Below are the records; give again exactly the lines from the one containing "Clone this chart in D3.js." through the one containing "const yTicks = [0,5,10,15,20,25];", leaving out pictures.

# Data for this task start

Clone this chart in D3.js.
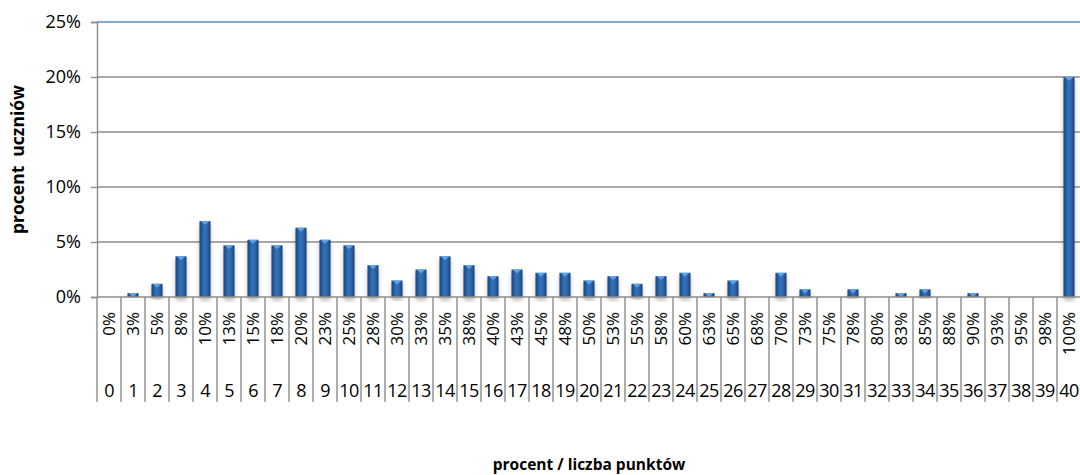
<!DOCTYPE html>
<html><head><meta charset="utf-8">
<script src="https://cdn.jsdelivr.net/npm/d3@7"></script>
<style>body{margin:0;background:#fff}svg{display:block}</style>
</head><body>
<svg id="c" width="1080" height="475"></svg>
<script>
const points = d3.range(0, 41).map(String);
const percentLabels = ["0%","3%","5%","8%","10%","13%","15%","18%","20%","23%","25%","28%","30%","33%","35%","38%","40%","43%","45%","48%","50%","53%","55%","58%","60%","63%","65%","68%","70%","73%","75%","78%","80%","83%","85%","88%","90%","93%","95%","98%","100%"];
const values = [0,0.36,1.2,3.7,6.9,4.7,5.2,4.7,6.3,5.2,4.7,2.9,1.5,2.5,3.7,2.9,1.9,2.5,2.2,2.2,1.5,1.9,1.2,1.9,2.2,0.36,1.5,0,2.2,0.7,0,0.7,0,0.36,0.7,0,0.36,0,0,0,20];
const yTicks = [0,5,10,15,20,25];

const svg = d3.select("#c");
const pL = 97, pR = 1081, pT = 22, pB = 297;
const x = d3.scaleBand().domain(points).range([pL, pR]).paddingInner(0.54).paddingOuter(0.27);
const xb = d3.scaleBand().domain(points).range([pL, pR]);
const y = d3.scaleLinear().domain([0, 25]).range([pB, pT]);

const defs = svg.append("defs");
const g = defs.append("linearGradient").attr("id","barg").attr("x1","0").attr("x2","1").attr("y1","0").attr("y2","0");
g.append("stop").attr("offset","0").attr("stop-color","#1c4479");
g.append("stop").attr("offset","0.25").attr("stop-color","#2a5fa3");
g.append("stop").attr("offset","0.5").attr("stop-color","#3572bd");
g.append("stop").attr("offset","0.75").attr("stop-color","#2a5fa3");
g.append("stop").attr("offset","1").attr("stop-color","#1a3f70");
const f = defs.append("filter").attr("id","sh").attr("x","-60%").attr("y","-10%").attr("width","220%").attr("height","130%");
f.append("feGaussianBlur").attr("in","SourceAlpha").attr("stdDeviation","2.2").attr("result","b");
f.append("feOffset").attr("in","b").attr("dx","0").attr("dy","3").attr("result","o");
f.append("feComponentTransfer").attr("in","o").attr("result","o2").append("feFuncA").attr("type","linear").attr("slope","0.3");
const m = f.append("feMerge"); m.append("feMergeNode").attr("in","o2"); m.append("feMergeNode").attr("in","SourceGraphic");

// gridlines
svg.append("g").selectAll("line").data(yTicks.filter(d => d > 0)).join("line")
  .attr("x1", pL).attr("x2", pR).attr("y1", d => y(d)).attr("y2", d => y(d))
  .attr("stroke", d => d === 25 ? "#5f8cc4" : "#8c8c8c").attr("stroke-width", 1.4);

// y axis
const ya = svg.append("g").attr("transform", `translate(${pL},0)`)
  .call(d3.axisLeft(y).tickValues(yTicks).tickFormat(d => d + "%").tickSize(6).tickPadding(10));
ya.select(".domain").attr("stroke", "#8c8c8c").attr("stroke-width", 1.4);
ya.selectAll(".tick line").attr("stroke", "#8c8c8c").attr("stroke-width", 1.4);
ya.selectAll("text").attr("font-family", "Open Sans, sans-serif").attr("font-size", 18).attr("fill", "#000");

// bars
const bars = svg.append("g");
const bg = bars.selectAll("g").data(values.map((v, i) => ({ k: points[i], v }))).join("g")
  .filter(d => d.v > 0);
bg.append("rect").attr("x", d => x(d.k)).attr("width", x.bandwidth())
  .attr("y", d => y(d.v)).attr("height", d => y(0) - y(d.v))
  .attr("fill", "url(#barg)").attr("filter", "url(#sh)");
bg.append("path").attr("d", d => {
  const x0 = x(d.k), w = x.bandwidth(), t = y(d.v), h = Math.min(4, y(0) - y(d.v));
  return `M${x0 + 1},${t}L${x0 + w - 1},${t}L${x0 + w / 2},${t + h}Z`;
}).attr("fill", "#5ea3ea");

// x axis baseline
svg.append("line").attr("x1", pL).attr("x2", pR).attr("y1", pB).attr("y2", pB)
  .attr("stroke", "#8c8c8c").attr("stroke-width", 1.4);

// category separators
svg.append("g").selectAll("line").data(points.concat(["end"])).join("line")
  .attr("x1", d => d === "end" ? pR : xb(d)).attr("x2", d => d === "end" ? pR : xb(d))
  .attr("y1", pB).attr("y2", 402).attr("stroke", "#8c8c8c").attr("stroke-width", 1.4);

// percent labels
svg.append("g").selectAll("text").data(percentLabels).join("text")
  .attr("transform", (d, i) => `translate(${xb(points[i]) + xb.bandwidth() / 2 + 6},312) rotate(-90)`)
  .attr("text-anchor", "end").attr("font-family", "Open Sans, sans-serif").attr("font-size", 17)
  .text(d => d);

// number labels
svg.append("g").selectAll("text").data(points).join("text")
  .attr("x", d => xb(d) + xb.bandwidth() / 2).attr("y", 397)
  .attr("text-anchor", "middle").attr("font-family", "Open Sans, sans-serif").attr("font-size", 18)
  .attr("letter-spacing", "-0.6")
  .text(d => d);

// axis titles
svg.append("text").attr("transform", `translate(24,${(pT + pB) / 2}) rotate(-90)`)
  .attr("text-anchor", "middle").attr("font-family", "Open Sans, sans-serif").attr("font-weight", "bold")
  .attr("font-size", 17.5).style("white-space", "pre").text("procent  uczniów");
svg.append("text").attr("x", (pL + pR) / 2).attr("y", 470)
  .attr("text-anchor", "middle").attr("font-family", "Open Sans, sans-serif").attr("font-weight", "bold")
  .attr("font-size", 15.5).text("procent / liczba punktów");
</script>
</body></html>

# Data for this task end
# Data for this task start

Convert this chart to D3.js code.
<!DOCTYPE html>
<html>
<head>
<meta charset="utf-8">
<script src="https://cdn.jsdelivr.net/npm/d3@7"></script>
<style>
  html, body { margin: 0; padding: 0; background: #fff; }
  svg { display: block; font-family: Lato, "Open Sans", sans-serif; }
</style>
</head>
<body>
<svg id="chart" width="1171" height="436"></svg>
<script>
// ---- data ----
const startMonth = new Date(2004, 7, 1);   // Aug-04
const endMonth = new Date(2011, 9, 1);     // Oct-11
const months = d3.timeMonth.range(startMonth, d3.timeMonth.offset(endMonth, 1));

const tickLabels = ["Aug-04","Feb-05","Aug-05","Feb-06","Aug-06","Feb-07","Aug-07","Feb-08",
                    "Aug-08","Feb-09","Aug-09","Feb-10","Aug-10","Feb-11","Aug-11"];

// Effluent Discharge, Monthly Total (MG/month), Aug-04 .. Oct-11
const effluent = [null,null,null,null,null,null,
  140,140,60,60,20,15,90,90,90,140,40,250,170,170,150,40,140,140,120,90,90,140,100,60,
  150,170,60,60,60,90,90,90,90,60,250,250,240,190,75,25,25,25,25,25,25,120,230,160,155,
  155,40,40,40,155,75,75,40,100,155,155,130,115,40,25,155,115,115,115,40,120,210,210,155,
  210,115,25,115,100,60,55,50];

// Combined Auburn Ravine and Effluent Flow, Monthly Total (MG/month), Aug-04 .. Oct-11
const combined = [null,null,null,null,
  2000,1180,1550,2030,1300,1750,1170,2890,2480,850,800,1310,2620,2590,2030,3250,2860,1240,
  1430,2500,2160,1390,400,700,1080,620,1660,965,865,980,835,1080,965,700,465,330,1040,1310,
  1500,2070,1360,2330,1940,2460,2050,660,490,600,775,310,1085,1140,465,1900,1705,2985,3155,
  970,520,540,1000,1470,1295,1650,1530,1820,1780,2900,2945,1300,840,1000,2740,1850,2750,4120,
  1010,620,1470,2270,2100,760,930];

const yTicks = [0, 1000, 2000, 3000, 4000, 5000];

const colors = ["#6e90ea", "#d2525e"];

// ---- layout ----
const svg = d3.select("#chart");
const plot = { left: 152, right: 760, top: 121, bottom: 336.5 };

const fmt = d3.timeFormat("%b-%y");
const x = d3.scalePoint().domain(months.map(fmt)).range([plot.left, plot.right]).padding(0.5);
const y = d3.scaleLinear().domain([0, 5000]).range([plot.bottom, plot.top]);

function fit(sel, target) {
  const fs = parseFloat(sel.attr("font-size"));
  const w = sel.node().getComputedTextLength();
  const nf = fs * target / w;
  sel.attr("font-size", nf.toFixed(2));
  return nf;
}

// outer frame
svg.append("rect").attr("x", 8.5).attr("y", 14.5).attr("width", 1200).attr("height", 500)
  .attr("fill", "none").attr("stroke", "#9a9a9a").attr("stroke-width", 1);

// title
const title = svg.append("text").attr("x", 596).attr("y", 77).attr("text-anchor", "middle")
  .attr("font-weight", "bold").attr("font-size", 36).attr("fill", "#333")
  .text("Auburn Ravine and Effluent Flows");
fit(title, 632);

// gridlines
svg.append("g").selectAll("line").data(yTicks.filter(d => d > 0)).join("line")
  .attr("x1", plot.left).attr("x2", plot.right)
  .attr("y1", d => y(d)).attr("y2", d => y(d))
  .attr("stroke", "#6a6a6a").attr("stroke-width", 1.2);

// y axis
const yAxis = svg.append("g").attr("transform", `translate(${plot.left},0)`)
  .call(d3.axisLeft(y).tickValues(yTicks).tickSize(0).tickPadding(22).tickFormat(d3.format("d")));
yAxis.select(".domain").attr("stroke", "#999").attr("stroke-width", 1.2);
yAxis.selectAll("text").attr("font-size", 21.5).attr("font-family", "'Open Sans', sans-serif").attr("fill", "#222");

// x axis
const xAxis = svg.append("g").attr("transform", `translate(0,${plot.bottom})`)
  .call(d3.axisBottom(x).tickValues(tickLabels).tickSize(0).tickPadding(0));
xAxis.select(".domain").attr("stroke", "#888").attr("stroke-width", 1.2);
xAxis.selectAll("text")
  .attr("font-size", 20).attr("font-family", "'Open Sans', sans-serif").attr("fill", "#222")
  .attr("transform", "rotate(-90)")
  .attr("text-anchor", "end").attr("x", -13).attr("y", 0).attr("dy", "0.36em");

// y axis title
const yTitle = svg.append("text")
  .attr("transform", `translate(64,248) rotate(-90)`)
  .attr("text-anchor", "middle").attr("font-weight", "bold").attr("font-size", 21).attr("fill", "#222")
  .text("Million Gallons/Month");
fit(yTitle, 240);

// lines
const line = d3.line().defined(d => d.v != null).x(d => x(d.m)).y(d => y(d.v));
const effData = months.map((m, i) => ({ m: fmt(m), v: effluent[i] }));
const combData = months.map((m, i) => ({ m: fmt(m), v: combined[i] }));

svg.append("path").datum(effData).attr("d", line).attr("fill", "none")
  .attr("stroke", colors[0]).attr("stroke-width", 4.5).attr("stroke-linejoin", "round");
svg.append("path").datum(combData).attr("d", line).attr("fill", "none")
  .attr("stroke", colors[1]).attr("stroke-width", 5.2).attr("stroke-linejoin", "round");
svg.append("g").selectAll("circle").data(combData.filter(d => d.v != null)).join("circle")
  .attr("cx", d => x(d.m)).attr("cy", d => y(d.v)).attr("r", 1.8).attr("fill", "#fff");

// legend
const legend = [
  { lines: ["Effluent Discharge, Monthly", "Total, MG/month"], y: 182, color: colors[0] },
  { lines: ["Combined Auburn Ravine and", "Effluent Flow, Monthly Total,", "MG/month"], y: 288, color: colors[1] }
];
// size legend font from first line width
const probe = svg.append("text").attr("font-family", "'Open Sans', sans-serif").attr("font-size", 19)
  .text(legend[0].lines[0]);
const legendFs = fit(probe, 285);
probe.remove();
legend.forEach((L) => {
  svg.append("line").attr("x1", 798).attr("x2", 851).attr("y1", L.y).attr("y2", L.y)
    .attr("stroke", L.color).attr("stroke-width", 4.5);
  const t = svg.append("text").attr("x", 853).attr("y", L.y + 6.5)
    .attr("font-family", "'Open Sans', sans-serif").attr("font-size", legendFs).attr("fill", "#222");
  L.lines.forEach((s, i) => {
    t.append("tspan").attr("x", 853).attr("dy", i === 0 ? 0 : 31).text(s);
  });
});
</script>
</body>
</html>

# Data for this task end
# Data for this task start

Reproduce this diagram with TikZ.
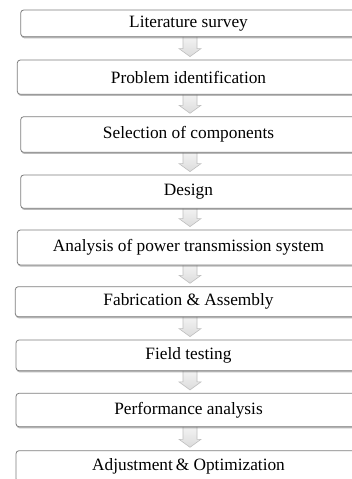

# Data for this task end

| Finished answer |
Clone this chart in D3.js.
<!DOCTYPE html>
<html><head><meta charset="utf-8">
<script src="https://cdn.jsdelivr.net/npm/d3@7"></script>
<style>body{margin:0;background:#fff}svg{display:block}</style>
</head><body>
<svg id="c" width="1080" height="475"></svg>
<script>
const points = d3.range(0, 41).map(String);
const percentLabels = ["0%","3%","5%","8%","10%","13%","15%","18%","20%","23%","25%","28%","30%","33%","35%","38%","40%","43%","45%","48%","50%","53%","55%","58%","60%","63%","65%","68%","70%","73%","75%","78%","80%","83%","85%","88%","90%","93%","95%","98%","100%"];
const values = [0,0.36,1.2,3.7,6.9,4.7,5.2,4.7,6.3,5.2,4.7,2.9,1.5,2.5,3.7,2.9,1.9,2.5,2.2,2.2,1.5,1.9,1.2,1.9,2.2,0.36,1.5,0,2.2,0.7,0,0.7,0,0.36,0.7,0,0.36,0,0,0,20];
const yTicks = [0,5,10,15,20,25];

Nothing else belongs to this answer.